“The Who Plan U.S. Tour,” said the headline in Saturday morning’s paper. The subhead warned of the extent of the wretchedness to follow: “Band Plans to Perform Quadrophenia in Full.”
Enough. Please, Pete. Please, Roger. Enough.
Enough of referring to yourselves as “The Who.” The Who died Sept. 7, 1978, when their drummer, Keith Moon, swallowed 32 sedatives. It only took six to kill him. The power of Moon’s drumming still impresses more than 30 years after his death: roaring waves across the toms and snares, and thunder from his double bass drums, all powerfully punctuated by a constant crash of cymbals—and every single beat on time. Moon was a hurricane, blending the raw power of a tub-thumper like John Bonham with the machine-gun dexterity of Mitch Mitchell. He was the best drummer in rock.
Which is why Pete and Roger’s plan to perform Quadrophenia in its entirety is a joke that isn’t making me laugh. In the Associated Press story about the upcoming tour, Daltrey referred to Quadrophenia as “Pete’s pinnacle,” and he’s right. Quadrophenia blew me away when it was released in 1973, and it hasn’t aged a bit. It is The Who at its best. The opening song, “The Real Me,” is full of the rage and bluster that the album’s protagonist—and all of us—felt at 18, 19, 20. “Cut My Hair” and “I Am One” depict the constant struggle to fit in. “The Dirty Jobs” and “Helpless Dancer” tell the story of how we feel we’ve received the short end of the stick, as does “I’ve Had Enough.” The song “Dr. Jimmy” explores the frustration of trying to find our identity with pills or booze. And the triumphant “Love, Reign O’er Me” closes the album with faith in something bigger. Quadrophenia is magnificent, musically and lyrically, and if you’re a fan of classic rock, it belongs in your music library. Period.

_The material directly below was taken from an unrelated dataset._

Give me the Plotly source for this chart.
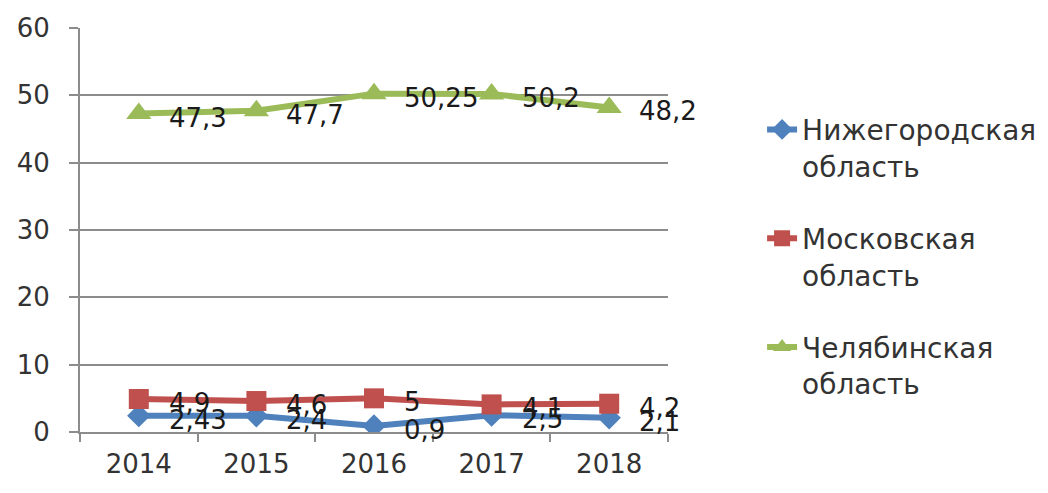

As Daltrey said, it is indeed “Pete’s pinnacle” as a songwriter— but it is, more than that, a Keith Moon album. Without Moon on the kit, that album doesn’t get made—and a big assist goes to The Who’s redoubtable bassist, John Entwistle (dead 10 years now. Who’s next?). Entwistle keeps Quadrophenia anchored, keeps it from soaring into low-altitude Earth orbit. Sure, Townshend’s guitar and keyboard work is compelling. Sure, Daltrey shows why he was one of the great rock singers of his era. But Quadrophenia is a Keith Moon album. Listen to it with that in mind. He is a force of nature, a percussive nuclear explosion that birthed the mushroom cloud of the album.
And now Pete and Roger, ages 67 and 68, respectively, want to perform the whole double album? I don’t think Daltrey is capable of hitting half the notes he hit in 1973. I have no idea what kind of chops Pete has anymore, but something tells me there will be at least two other guitarists on stage during the upcoming tour. I don’t know who the hired hands will be on bass and drums, but that’s no matter. Daltrey and Townshend trying to perform Quadrophenia without Moon and Entwistle is a noble but doomed ambition.
Look: I’m not trashing the Quadrophenia/tour idea because I’m not a Who fan. I’ve got more than 80 of their songs in my music library. Who’s Next—man, I was listening to that when it was new. Unless you were there, you have no idea what an earthquake it was at the time. “Baby O’Riley,” “Behind Blue Eyes,” “Won’t Get Fooled Again,” Entwistle’s “My Wife” — five-star songs, every one of them. My library includes The Who by Numbers, a largely overlooked album that includes a brilliant Who song, “They Are All in Love.” There’s their fully realized concept album, The Who Sell Out. And if the band had never released anything but its version of “Summertime Blues” from Live at Leeds, it would still have left a musical footprint. Who knows how many air guitarists that song has expired? “Happy Jack.” “Can’t Explain.” “Magic Bus.” “Substitute.” “My Generation.” “The Kids Are Alright.” This is music you don’t put away. It is the legacy of a superb band.
I wish Townshend and Daltrey knew when to quit. Every time you think you’ve seen the last of them, they roll away the rock and crawl out of the crypt. Their place in rock history is secure. But, to twist a lyric from “My Generation,” they should have stopped rocking before they got old.